SHORT EXERCISE ▸
Starting at the first line of the listing below, retype each line up to and including the one that contains "import pandas as pd". Leave pictures out.
--- START PROVIDED RECORDS ---
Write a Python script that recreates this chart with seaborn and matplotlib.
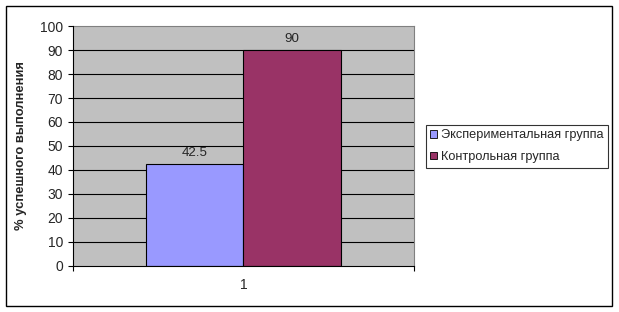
import matplotlib
matplotlib.use("Agg")
import matplotlib.pyplot as plt
from matplotlib.patches import Rectangle
import seaborn as sns
import pandas as pd

categories = ["1", "1"]
groups = ["Экспериментальная группа", "Контрольная группа"]
values = [42.5, 90]
y_ticks = [0, 10, 20, 30, 40, 50, 60, 70, 80, 90, 100]
y_label = "% успешного выполнения"
colors = ["#9999FF", "#993366"]

sns.set_style("white")
plt.rcParams["font.family"] = ["Liberation Sans", "DejaVu Sans"]
FS = 9.6
plt.rcParams["font.size"] = FS

W, H = 619, 312
fig = plt.figure(figsize=(W / 100, H / 100), dpi=100)
fig.patch.set_facecolor("white")

left, right, top, bottom = 72.5, 414.5, 26.3, 265.5
ax = fig.add_axes([left / W, 1 - bottom / H, (right - left) / W, (bottom - top) / H])
ax.set_facecolor("#C0C0C0")

df = pd.DataFrame({"cat": categories, "group": groups, "value": values})
sns.barplot(data=df, x="cat", y="value", hue="group", hue_order=groups,
            palette=colors, width=0.57, gap=0, edgecolor="black", linewidth=0.8,
            saturation=1, ax=ax, legend=True, zorder=3)

for c in ax.containers:
    ax.bar_label(c, fmt="%g", padding=3.5, fontsize=FS)

ax.set_xlim(-0.5, 0.5)
ax.set_ylim(0, 100)
ax.set_yticks(y_ticks)
ax.set_yticklabels([str(t) for t in y_ticks])
ax.tick_params(axis="y", direction="out", length=3.6, width=0.8, pad=3.2,
               left=True, color="black", labelsize=FS + 0.4)
ax.set_xticks([0])
ax.set_xticklabels(["1"])
ax.tick_params(axis="x", which="major", length=0, pad=9, labelsize=FS + 0.4)
ax.set_xticks([-0.5, 0.5], minor=True)
ax.tick_params(axis="x", which="minor", direction="out", length=3.6, width=0.8,
               bottom=True, color="black")
ax.set_xlabel("")
ax.set_ylabel(y_label, fontweight="bold", fontsize=FS - 0.2)
ax.yaxis.set_label_coords((27 - left) / (right - left), 0.5)

ax.set_axisbelow(True)
for t in y_ticks[1:-1]:
    ax.axhline(t, color="black", linewidth=0.8, zorder=1)

for s in ["left", "bottom"]:
    ax.spines[s].set_color("black")
    ax.spines[s].set_linewidth(0.8)
    ax.spines[s].set_zorder(4)
for s in ["top", "right"]:
    ax.spines[s].set_color("#808080")
    ax.spines[s].set_linewidth(0.8)

handles, labels = ax.get_legend_handles_labels()
ax.legend_.remove()
leg = fig.legend(handles, labels, loc="upper left",
                 bbox_to_anchor=(425.7 / W, 1 - 125 / H),
                 frameon=True, fancybox=False, shadow=False,
                 borderpad=0.35, handlelength=0.5, handleheight=0.5,
                 handletextpad=0.35, labelspacing=0.75, borderaxespad=0,
                 fontsize=9.2)
leg.get_frame().set_edgecolor("black")
leg.get_frame().set_linewidth(0.8)
for h in leg.legend_handles:
    h.set_edgecolor("black")
    h.set_linewidth(0.6)

fig.patches.append(Rectangle((5.5 / W, 1 - 305.5 / H), (612.3 - 5.5) / W, (305.5 - 5.5) / H,
                             transform=fig.transFigure, fill=False,
                             edgecolor="black", linewidth=1.0, zorder=10))

fig.savefig("out.png", dpi=100, facecolor="white")
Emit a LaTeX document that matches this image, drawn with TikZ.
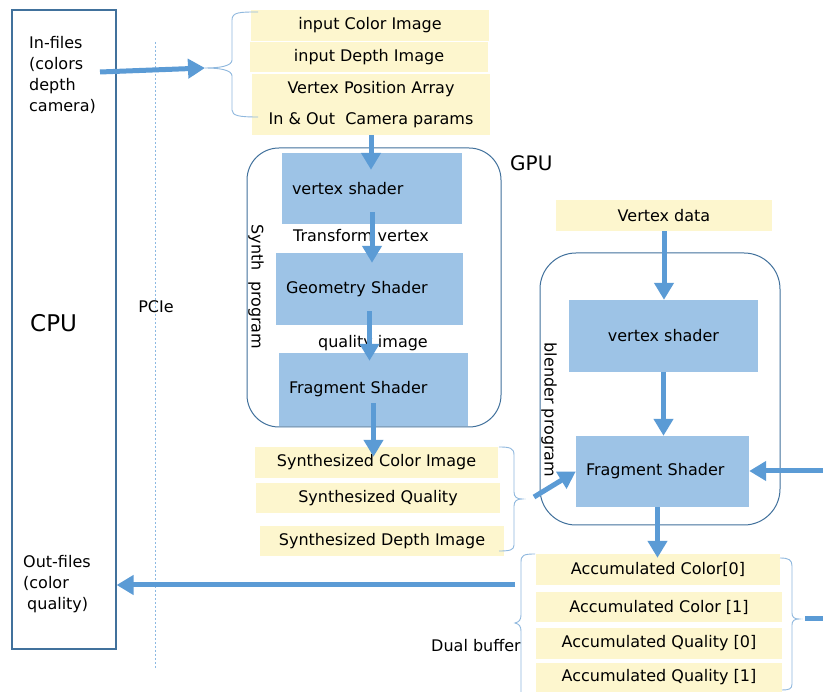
\documentclass[tikz,border=0pt]{standalone}
\usepackage{fontspec}
\setmainfont{DejaVu Sans}
\usetikzlibrary{arrows.meta,calc}
\definecolor{ybg}{HTML}{FDF6CE}
\definecolor{bfill}{HTML}{9DC3E6}
\definecolor{bord}{HTML}{41719C}
\definecolor{arrc}{HTML}{5B9BD5}
\definecolor{brcol}{HTML}{8FB8DE}
\begin{document}
\begin{tikzpicture}[x=1pt,y=-1pt,
  font=\fontsize{16}{19}\selectfont,
  ybox/.style={fill=ybg, draw=none, inner sep=0pt},
  bbox/.style={fill=bfill, draw=none, inner sep=0pt},
  lbox/.style={bbox, align=left, inner xsep=10pt},
  arr/.style={draw=arrc, line width=5pt, -{Triangle[length=17pt,width=19pt]}},
  bracepath/.style={draw=brcol, line width=0.9pt},
  prog/.style={draw=bord, line width=1pt, fill=white},
  txt/.style={inner sep=0pt}]
\useasboundingbox[fill=white] (0,0) rectangle (823,692);

% CPU box and dotted PCIe line
\node[draw=bord, line width=1.2pt, minimum width=104pt, minimum height=639pt, inner sep=0pt] (cpu) at (64,329.5) {};
\draw[draw=arrc!70, line width=0.8pt, dash pattern=on 2pt off 2pt] (155,42) -- (155,668);
\node[txt, anchor=north west, align=left, font=\fontsize{16}{21}\selectfont] (infiles) at (29,36) {In-files\\(colors\\depth\\camera)};
\node[txt, anchor=west, font=\fontsize{23}{26}\selectfont] (cpulbl) at (30,323) {CPU};
\node[txt, anchor=north west, align=left, font=\fontsize{16}{21}\selectfont] (outfiles) at (23,555) {Out-files\\(color\\\hspace{4pt}quality)};
\node[txt] (pcie) at (156,307) {PCIe};

% input boxes
\node[ybox, minimum width=238pt, minimum height=31pt] (ic) at (370,25.5) {input Color Image};
\node[ybox, minimum width=238pt, minimum height=30pt] (id) at (369,57) {input Depth Image};
\node[ybox, minimum width=238pt, minimum height=31pt] (vp) at (371,89.5) {Vertex Position Array};
\node[ybox, minimum width=238pt, minimum height=30pt] (cam) at (371,120) {In \& Out\ \ Camera params};
\coordinate (intip) at (205,68);
\draw[bracepath] (258,12) .. controls (240,12) and (232,12) .. (232,20) -- (232,60)
  .. controls (232,66) and (220,68) .. (intip) .. controls (220,68) and (232,70) .. (232,76)
  -- (232,110) .. controls (232,116) and (240,117) .. (258,117);
\coordinate (instart) at (100,72);
\draw[arr] (instart) -- (intip);

% synth program
\node[prog, rounded corners=32pt, minimum width=254pt, minimum height=279pt] (synth) at (374,287.5) {};
\node[txt, rotate=-90] (synthlbl) at (256,287) {Synth\ \ program};
\node[txt, anchor=west, font=\fontsize{20}{24}\selectfont] (gpu) at (510,163) {GPU};
\node[lbox, minimum width=180pt, minimum height=71pt, text width=160pt] (vs1) at (372,188.5) {vertex shader};
\node[lbox, minimum width=187pt, minimum height=72pt, text width=167pt] (geo) at (369.5,289) {Geometry Shader};
\node[lbox, minimum width=189pt, minimum height=73pt, text width=169pt] (frag1) at (373.5,389.5) {Fragment Shader};
\node[txt] (tv) at (361,236) {Transform vertex};
\node[txt] (qi) at (373,343) {quality image};

% synthesized outputs
\node[ybox, minimum width=243pt, minimum height=31pt] (sc) at (376.5,462.5) {Synthesized Color Image};
\node[ybox, minimum width=244pt, minimum height=30pt] (sq) at (378,498) {Synthesized Quality};
\node[ybox, minimum width=244pt, minimum height=30pt] (sd) at (382,541) {Synthesized Depth Image};
\coordinate (stip) at (522,499);
\draw[bracepath] (499,447) .. controls (510,447) and (514,448) .. (514,455) -- (514,492)
  .. controls (514,497) and (517,499) .. (stip) .. controls (517,499) and (514,501) .. (514,506)
  -- (514,545) .. controls (514,550) and (510,551) .. (499,551);

% blender program
\node[ybox, minimum width=216pt, minimum height=31pt] (vd) at (664,215.5) {Vertex data};
\node[prog, rounded corners=36pt, minimum width=240pt, minimum height=272pt] (blend) at (660,389) {};
\node[txt, rotate=-90] (blendlbl) at (549,410) {blender program};
\node[bbox, minimum width=189pt, minimum height=72pt] (vs2) at (663.5,336) {vertex shader};
\node[lbox, minimum width=173pt, minimum height=71pt, text width=153pt] (frag2) at (662.5,471.5) {Fragment Shader};

% accumulated buffers
\node[ybox, minimum width=244pt, minimum height=31pt] (ac0) at (658,569.5) {Accumulated Color[0]};
\node[ybox, minimum width=246pt, minimum height=30pt] (ac1) at (659,607) {Accumulated Color [1]};
\node[ybox, minimum width=246pt, minimum height=31pt] (aq0) at (659,643.5) {Accumulated Quality [0]};
\node[ybox, minimum width=246pt, minimum height=29pt] (aq1) at (659,677.5) {Accumulated Quality [1]};
\node[txt] (dual) at (476,646) {Dual buffer};
\draw[bracepath] (535,554) .. controls (524,554) and (521,555) .. (521,562) -- (521,615)
  .. controls (521,620) and (519,622) .. (515,623) .. controls (519,624) and (521,626) .. (521,631) -- (521,692);
\coordinate (atip) at (799,619);
\draw[bracepath] (780,558) .. controls (789,558) and (792,560) .. (792,566) -- (792,613)
  .. controls (792,617) and (794,619) .. (atip) .. controls (794,619) and (792,621) .. (792,625)
  -- (792,684) .. controls (792,689) and (789,690) .. (782,690);
\coordinate (astub) at (823,619);
\draw[draw=arrc, line width=5pt] (805,619) -- (astub);

% arrows
\draw[arr, shorten >=-17pt] (cam.south) -- (cam.south |- vs1.north);
\draw[arr, shorten <=-12pt, shorten >=-10pt] (vs1.south) -- (vs1.south |- geo.north);
\draw[arr, shorten <=-14pt, shorten >=-8pt] (geo.south) -- (geo.south |- frag1.north);
\draw[arr, shorten <=-23pt, shorten >=-10pt] (frag1.south) -- (frag1.south |- sc.north);
\draw[arr] (vd.south) -- (vd.south |- vs2.north);
\draw[arr] (vs2.south) -- (vs2.south |- frag2.north);
\coordinate (rin) at (823,471);
\draw[arr] (rin) -- (frag2.east |- rin);
\coordinate (sstart) at (534,497);
\draw[arr] (sstart) -- (frag2.west);
\draw[arr, shorten >=-4pt] ([xshift=-5pt]frag2.south) -- ([xshift=-5pt]frag2.south |- ac0.north);
\coordinate (outstart) at (515,585);
\draw[arr] (outstart) -- (cpu.east |- outstart);
\end{tikzpicture}
\end{document}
--- END PROVIDED RECORDS ---
SOLUTION TO THIS TASK ▸
Write a Python script that recreates this chart with seaborn and matplotlib.
import matplotlib
matplotlib.use("Agg")
import matplotlib.pyplot as plt
from matplotlib.patches import Rectangle
import seaborn as sns
import pandas as pd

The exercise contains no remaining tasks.